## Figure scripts
>> START

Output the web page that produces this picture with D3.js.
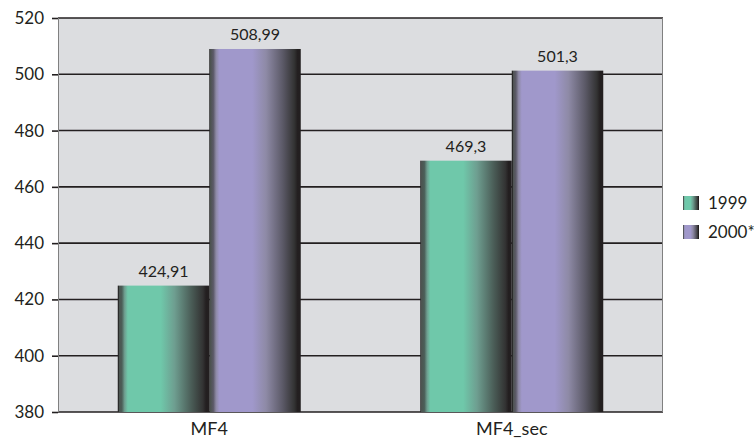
<!DOCTYPE html>
<html>
<head>
<meta charset="utf-8">
<script src="https://cdn.jsdelivr.net/npm/d3@7"></script>
<style>
  html, body { margin: 0; padding: 0; background: #ffffff; }
  svg { display: block; font-family: "Lato", "Open Sans", sans-serif; }
</style>
</head>
<body>
<svg id="chart" width="754" height="445"></svg>
<script>
// Chart data
const categories = ["MF4", "MF4_sec"];
const seriesNames = ["1999", "2000*"];
const values1999 = [424.91, 469.3];
const values2000 = [508.99, 501.3];
const valueLabels1999 = ["424,91", "469,3"];
const valueLabels2000 = ["508,99", "501,3"];
const yTicks = [380, 400, 420, 440, 460, 480, 500, 520];

const series = [
  { name: seriesNames[0], values: values1999, labels: valueLabels1999, key: "s0" },
  { name: seriesNames[1], values: values2000, labels: valueLabels2000, key: "s1" }
];

const svg = d3.select("#chart");
const margin = { left: 58, right: 91, top: 18, bottom: 33 };
const W = 754, H = 445;
const plotW = W - margin.left - margin.right;
const plotH = H - margin.top - margin.bottom;

const x0 = d3.scaleBand().domain(categories).range([0, plotW]).paddingInner(0).paddingOuter(0);
const groupW = x0.bandwidth() * 0.605;
const x1 = d3.scaleBand().domain(series.map(s => s.key)).range([0, groupW]).padding(0);
const y = d3.scaleLinear().domain([380, 520]).range([plotH, 0]);

// Cylinder-like shading for each series
const defs = svg.append("defs");
function shade(id, base, mid, dark) {
  const g = defs.append("linearGradient").attr("id", id)
    .attr("x1", "0").attr("x2", "1").attr("y1", "0").attr("y2", "0");
  const stops = [
    [0.00, "#2a2a2a"], [0.012, "#2a2a2a"], [0.013, "#4d5350"],
    [0.045, dark], [0.075, mid], [0.11, base], [0.14, base],
    [0.47, base], [0.62, mid], [0.80, dark], [0.93, "#333333"],
    [0.965, "#231f20"], [1.0, "#231f20"]
  ];
  stops.forEach(([o, c]) => g.append("stop").attr("offset", o).attr("stop-color", c));
}
shade("g-s0", "#6fc8aa", "#6e9e90", "#4b5e58");
shade("g-s1", "#a098cb", "#8e8aa6", "#5c5a68");

const g = svg.append("g").attr("transform", `translate(${margin.left},${margin.top})`);

// Plot background
g.append("rect").attr("x", 0).attr("y", 0).attr("width", plotW).attr("height", plotH)
  .attr("fill", "#dcdde0");

// Gridlines
g.append("g").selectAll("line").data(yTicks).join("line")
  .attr("x1", 0).attr("x2", plotW)
  .attr("y1", d => y(d)).attr("y2", d => y(d))
  .attr("stroke", "#231f20").attr("stroke-width", 1.6);

// Plot border (sides)
g.append("line").attr("x1", 0.5).attr("x2", 0.5).attr("y1", 0).attr("y2", plotH)
  .attr("stroke", "#808080").attr("stroke-width", 1);
g.append("line").attr("x1", plotW - 0.5).attr("x2", plotW - 0.5).attr("y1", 0).attr("y2", plotH)
  .attr("stroke", "#808080").attr("stroke-width", 1);

// Y axis
const yAxis = d3.axisLeft(y).tickValues(yTicks).tickSize(6).tickPadding(8).tickFormat(d3.format("d"));
const ya = g.append("g").call(yAxis);
ya.select(".domain").remove();
ya.selectAll(".tick line").attr("stroke", "#231f20").attr("stroke-width", 1.6);
ya.selectAll(".tick text").attr("fill", "#231f20").style("font-size", "17px")
  .style("font-family", "Lato, 'Open Sans', sans-serif");

// X axis labels
const xa = g.append("g").attr("transform", `translate(0,${plotH})`)
  .call(d3.axisBottom(x0).tickSize(0).tickPadding(10));
xa.select(".domain").remove();
xa.selectAll(".tick text").attr("fill", "#231f20").style("font-size", "18px")
  .style("font-family", "Lato, 'Open Sans', sans-serif");

// Bars
const groups = g.append("g").selectAll("g").data(categories).join("g")
  .attr("transform", d => `translate(${x0(d) + (x0.bandwidth() - groupW) / 2},0)`);

groups.each(function (cat, ci) {
  const grp = d3.select(this);
  series.forEach(s => {
    const v = s.values[ci];
    grp.append("rect")
      .attr("x", x1(s.key)).attr("width", x1.bandwidth())
      .attr("y", y(v)).attr("height", plotH - y(v))
      .attr("fill", `url(#g-${s.key})`);
    grp.append("text")
      .attr("x", x1(s.key) + x1.bandwidth() / 2)
      .attr("y", y(v) - 9)
      .attr("text-anchor", "middle")
      .attr("fill", "#231f20")
      .style("font-size", "16px")
      .text(s.labels[ci]);
  });
});

// Legend
const legend = svg.append("g").attr("transform", "translate(683,196)");
series.forEach((s, i) => {
  const row = legend.append("g").attr("transform", `translate(0,${i * 29})`);
  row.append("rect").attr("x", 0).attr("y", 0).attr("width", 16).attr("height", 14)
    .attr("fill", `url(#g-${s.key})`);
  row.append("text").attr("x", 25).attr("y", 13)
    .attr("fill", "#231f20").style("font-size", "17px").text(s.name);
});
</script>
</body>
</html>
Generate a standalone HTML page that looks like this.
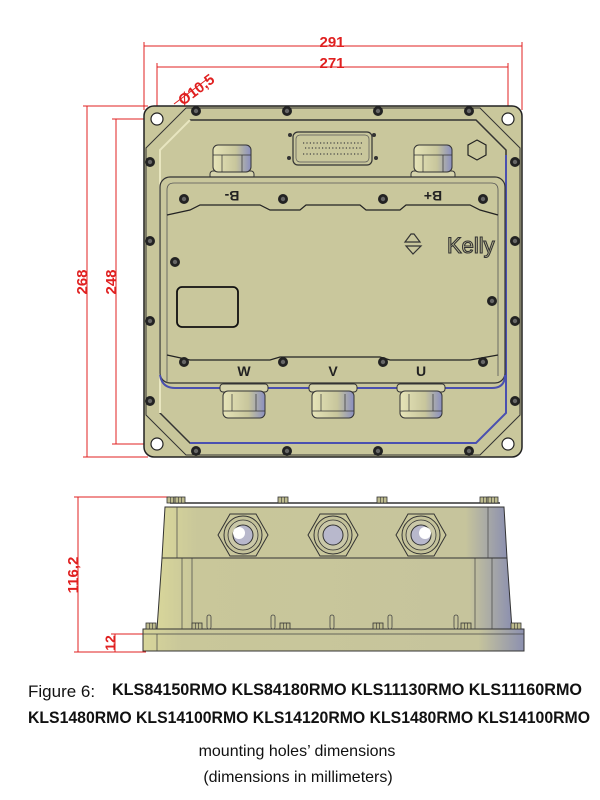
<!DOCTYPE html>
<html><head><meta charset="utf-8"><style>
html,body{margin:0;padding:0;background:#fff;width:600px;height:800px;overflow:hidden}
svg{display:block}
.t{font-family:"Liberation Sans",sans-serif}
</style></head><body>
<svg width="600" height="800" viewBox="0 0 600 800" xmlns="http://www.w3.org/2000/svg">
<defs>
<g id="scr"><circle r="5" fill="#222"/><circle r="2.2" fill="#666"/></g>
<linearGradient id="gl" x1="0" x2="1"><stop offset="0" stop-color="#e6e4b8"/><stop offset="0.6" stop-color="#c8c69c"/><stop offset="1" stop-color="#8a8fc0"/></linearGradient>
<linearGradient id="sd" x1="0" x2="1"><stop offset="0" stop-color="#d8d69a"/><stop offset="0.1" stop-color="#c9c79a"/><stop offset="0.88" stop-color="#c6c49c"/><stop offset="1" stop-color="#8c90b0"/></linearGradient>
<g id="gland"><rect x="-22" y="26" width="44" height="8" rx="3" fill="#d6d4ac" stroke="#333" stroke-width="1"/><rect x="-19" y="0" width="38" height="27" rx="5" fill="url(#gl)" stroke="#333" stroke-width="1"/><line x1="-19" y1="10" x2="19" y2="10" stroke="#333" stroke-width="0.7"/><line x1="-10" y1="10" x2="-10" y2="27" stroke="#333" stroke-width="0.7"/><line x1="10" y1="10" x2="10" y2="27" stroke="#333" stroke-width="0.7"/></g>
<g id="glandB"><rect x="-24" y="0" width="48" height="8" rx="3" fill="#d6d4ac" stroke="#333" stroke-width="1"/><rect x="-21" y="7" width="42" height="27" rx="5" fill="url(#gl)" stroke="#333" stroke-width="1"/><line x1="-21" y1="27" x2="21" y2="27" stroke="#333" stroke-width="0.7"/><line x1="-12" y1="10" x2="-12" y2="27" stroke="#333" stroke-width="0.7"/><line x1="12" y1="10" x2="12" y2="27" stroke="#333" stroke-width="0.7"/></g>
<g id="bolt"><rect x="-5" y="-5" width="10" height="6" fill="#bdbb8e" stroke="#333" stroke-width="0.8"/><line x1="-1.5" y1="-5" x2="-1.5" y2="1" stroke="#333" stroke-width="0.6"/><line x1="1.5" y1="-5" x2="1.5" y2="1" stroke="#333" stroke-width="0.6"/></g>
<g id="hole"><polygon points="-25,0 -13,-21 13,-21 25,0 13,21 -13,21" fill="#c9c79c" stroke="#333" stroke-width="1"/><circle r="19" fill="#c4c29a" stroke="#333" stroke-width="1"/><circle r="15" fill="#cac8a8" stroke="#333" stroke-width="0.8"/><circle r="10" fill="#b8b8cc" stroke="#333" stroke-width="1"/></g>
</defs>

<g stroke="#e02020" stroke-width="1" fill="none">
<line x1="144" y1="46" x2="522" y2="46"/><line x1="144" y1="42" x2="144" y2="110"/><line x1="522" y1="42" x2="522" y2="110"/>
<line x1="157" y1="67" x2="508" y2="67"/><line x1="157" y1="63" x2="157" y2="112"/><line x1="508" y1="63" x2="508" y2="112"/>
<line x1="87" y1="106" x2="87" y2="457"/><line x1="83" y1="106" x2="148" y2="106"/><line x1="83" y1="457" x2="148" y2="457"/>
<line x1="116" y1="119" x2="116" y2="444"/><line x1="112" y1="119" x2="150" y2="119"/><line x1="112" y1="444" x2="150" y2="444"/>
<line x1="174" y1="104" x2="206" y2="80"/><line x1="152" y1="124" x2="162" y2="114"/>
</g>
<g class="t" fill="#e02020" font-weight="bold" font-size="15">
<text x="332" y="47" text-anchor="middle">291</text>
<text x="332" y="68" text-anchor="middle">271</text>
<text transform="translate(183,106) rotate(-37)">Ø10,5</text>
<text transform="translate(87,282) rotate(-90)" text-anchor="middle">268</text>
<text transform="translate(116,282) rotate(-90)" text-anchor="middle">248</text>
<text transform="translate(78,575) rotate(-90)" text-anchor="middle">116,2</text>
<text transform="translate(115,643) rotate(-90)" text-anchor="middle" font-size="14">12</text>
</g>

<rect x="144" y="106" width="378" height="351" rx="10" fill="#c9c79c" stroke="#222" stroke-width="1.5"/>
<polygon points="186,108 480,108 520,148 520,415 480,455 186,455 146,415 146,148" fill="#c8c69b" stroke="#333" stroke-width="1"/>
<polygon points="190,120 476,120 506,150 506,413 476,443 190,443 160,413 160,150" fill="#c9c79c" stroke="#333" stroke-width="1.5"/>
<polyline points="506,155 506,413 476,443 190,443" fill="none" stroke="#4a50b0" stroke-width="2"/>
<polyline points="160,413 160,150 190,120" fill="none" stroke="#e8e6c0" stroke-width="2"/>
<g fill="#fff" stroke="#222" stroke-width="1.2">
<circle cx="157" cy="119" r="6"/><circle cx="508" cy="119" r="6"/><circle cx="157" cy="444" r="6"/><circle cx="508" cy="444" r="6"/>
</g>
<g>
<use href="#scr" x="196" y="111"/><use href="#scr" x="287" y="111"/><use href="#scr" x="378" y="111"/><use href="#scr" x="469" y="111"/>
<use href="#scr" x="196" y="451"/><use href="#scr" x="287" y="451"/><use href="#scr" x="378" y="451"/><use href="#scr" x="469" y="451"/>
<use href="#scr" x="150" y="162"/><use href="#scr" x="150" y="241"/><use href="#scr" x="150" y="321"/><use href="#scr" x="150" y="401"/>
<use href="#scr" x="515" y="162"/><use href="#scr" x="515" y="241"/><use href="#scr" x="515" y="321"/><use href="#scr" x="515" y="401"/>
</g>
<use href="#gland" x="232" y="145"/><use href="#gland" x="433" y="145"/>
<rect x="293" y="132" width="79" height="33" rx="5" fill="#c9c79c" stroke="#333" stroke-width="1.2"/>
<rect x="296" y="135" width="73" height="27" rx="4" fill="none" stroke="#555" stroke-width="0.7"/>
<g fill="#333">
<circle cx="290" cy="135" r="2"/><circle cx="374" cy="135" r="2"/><circle cx="289" cy="158" r="2"/><circle cx="376" cy="158" r="2"/>
</g>
<g stroke="#444" stroke-width="1.2" stroke-dasharray="1.2 2.2">
<line x1="303" y1="143" x2="363" y2="143"/><line x1="305" y1="148" x2="361" y2="148"/><line x1="303" y1="154" x2="363" y2="154"/>
</g>
<polygon points="477,140 486,145 486,155 477,160 468,155 468,145" fill="none" stroke="#222" stroke-width="1.2"/>
<rect x="160" y="177" width="345" height="206" rx="10" fill="#c9c79c" stroke="#333" stroke-width="1.2"/>
<path d="M167,383 L167,190 Q167,183 174,183 L491,183 Q498,183 498,190 L498,376" fill="none" stroke="#555" stroke-width="0.8"/>
<path d="M160,375 Q162,388 175,388 L492,388 Q505,388 505,375" fill="none" stroke="#4a50b0" stroke-width="2"/>
<path d="M167,215 L190,210 L200,205 L260,205 L270,210 L300,210 L306,205 L360,205 L366,210 L400,210 L406,205 L470,205 L480,210 L498,215" fill="none" stroke="#222" stroke-width="1.2"/>
<path d="M167,355 L190,360 L270,360 L280,357 L380,357 L390,360 L470,360 L498,355" fill="none" stroke="#222" stroke-width="1.2"/>
<use href="#scr" x="184" y="199"/><use href="#scr" x="283" y="199"/><use href="#scr" x="383" y="199"/><use href="#scr" x="483" y="199"/>
<use href="#scr" x="184" y="362"/><use href="#scr" x="283" y="362"/><use href="#scr" x="383" y="362"/><use href="#scr" x="483" y="362"/>
<use href="#scr" x="175" y="262"/><use href="#scr" x="492" y="301"/>
<rect x="177" y="287" width="61" height="40" rx="5" fill="none" stroke="#111" stroke-width="1.8"/>
<g class="t" font-family="Liberation Serif,serif" font-weight="bold" font-size="14" fill="#222" text-anchor="middle">
<text x="232" y="203" transform="rotate(180 232 197)">B-</text>
<text x="433" y="203" transform="rotate(180 433 197)">B+</text>
<text x="244" y="376">W</text><text x="333" y="376">V</text><text x="421" y="376">U</text>
</g>
<g fill="none" stroke="#333" stroke-width="1.2"><path d="M405,242 L420,242 L414,234 L411,234 Z"/><path d="M406,246 L421,246 L413,254 Z"/></g>
<text x="447" y="253" font-family="Liberation Sans Narrow,Liberation Sans,sans-serif" font-size="22" fill="#c9c79c" stroke="#333" stroke-width="1.1">Kelly</text>
<use href="#glandB" x="244" y="384"/><use href="#glandB" x="333" y="384"/><use href="#glandB" x="421" y="384"/>

<g stroke="#e02020" stroke-width="1">
<line x1="78" y1="497" x2="78" y2="652"/><line x1="74" y1="497" x2="170" y2="497"/><line x1="74" y1="652" x2="146" y2="652"/>
<line x1="115" y1="634" x2="115" y2="652"/><line x1="111" y1="634" x2="146" y2="634"/>
</g>
<rect x="143" y="629" width="381" height="22" fill="url(#sd)" stroke="#333" stroke-width="1"/>
<line x1="157" y1="634" x2="157" y2="651" stroke="#444" stroke-width="0.7"/><line x1="143" y1="634" x2="524" y2="634" stroke="#444" stroke-width="0.7"/>
<polygon points="162,558 507,558 512,629 157,629" fill="url(#sd)" stroke="#333" stroke-width="1"/>
<line x1="192" y1="558" x2="192" y2="629" stroke="#444" stroke-width="0.7"/><line x1="182" y1="558" x2="182" y2="629" stroke="#444" stroke-width="0.7"/>
<line x1="475" y1="558" x2="475" y2="629" stroke="#444" stroke-width="0.7"/><line x1="492" y1="558" x2="492" y2="629" stroke="#444" stroke-width="0.7"/>
<polygon points="165,507 504,507 507,558 162,558" fill="url(#sd)" stroke="#333" stroke-width="1"/>
<line x1="177" y1="507" x2="177" y2="558" stroke="#444" stroke-width="0.7"/><line x1="488" y1="507" x2="488" y2="558" stroke="#444" stroke-width="0.7"/>
<line x1="170" y1="503" x2="500" y2="503" stroke="#333" stroke-width="1.5"/>
<use href="#hole" x="243" y="535"/><use href="#hole" x="333" y="535"/><use href="#hole" x="421" y="535"/>
<circle cx="239" cy="533" r="6" fill="#fff"/><circle cx="425" cy="533" r="6" fill="#fff"/>
<g fill="none" stroke="#444" stroke-width="0.8">
<rect x="207" y="615" width="4" height="14" rx="2"/><rect x="271" y="615" width="4" height="14" rx="2"/><rect x="330" y="615" width="4" height="14" rx="2"/><rect x="388" y="615" width="4" height="14" rx="2"/><rect x="454" y="615" width="4" height="14" rx="2"/>
</g>
<use href="#bolt" x="172" y="502"/><use href="#bolt" x="180" y="502"/><use href="#bolt" x="283" y="502"/><use href="#bolt" x="382" y="502"/><use href="#bolt" x="485" y="502"/><use href="#bolt" x="493" y="502"/>
<use href="#bolt" x="151" y="628"/><use href="#bolt" x="197" y="628"/><use href="#bolt" x="285" y="628"/><use href="#bolt" x="378" y="628"/><use href="#bolt" x="466" y="628"/><use href="#bolt" x="516" y="628"/>

<g font-family="Liberation Sans Narrow,Liberation Sans,sans-serif" fill="#111">
<text x="28" y="697" font-size="17">Figure 6:</text>
<text x="112" y="695" font-size="17" font-weight="bold" textLength="470" lengthAdjust="spacingAndGlyphs">KLS84150RMO KLS84180RMO KLS11130RMO KLS11160RMO</text>
<text x="28" y="723" font-size="17" font-weight="bold" textLength="562" lengthAdjust="spacingAndGlyphs">KLS1480RMO KLS14100RMO KLS14120RMO KLS1480RMO KLS14100RMO</text>
<text x="297" y="756" font-size="16" text-anchor="middle">mounting holes’ dimensions</text>
<text x="298" y="782" font-size="16" text-anchor="middle">(dimensions in millimeters)</text>
</g>
</svg>
</body></html>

>> END

## INSTRUCTION
How many lines in the records above contain the word "this"? Give only the number.

## THE REPLY
3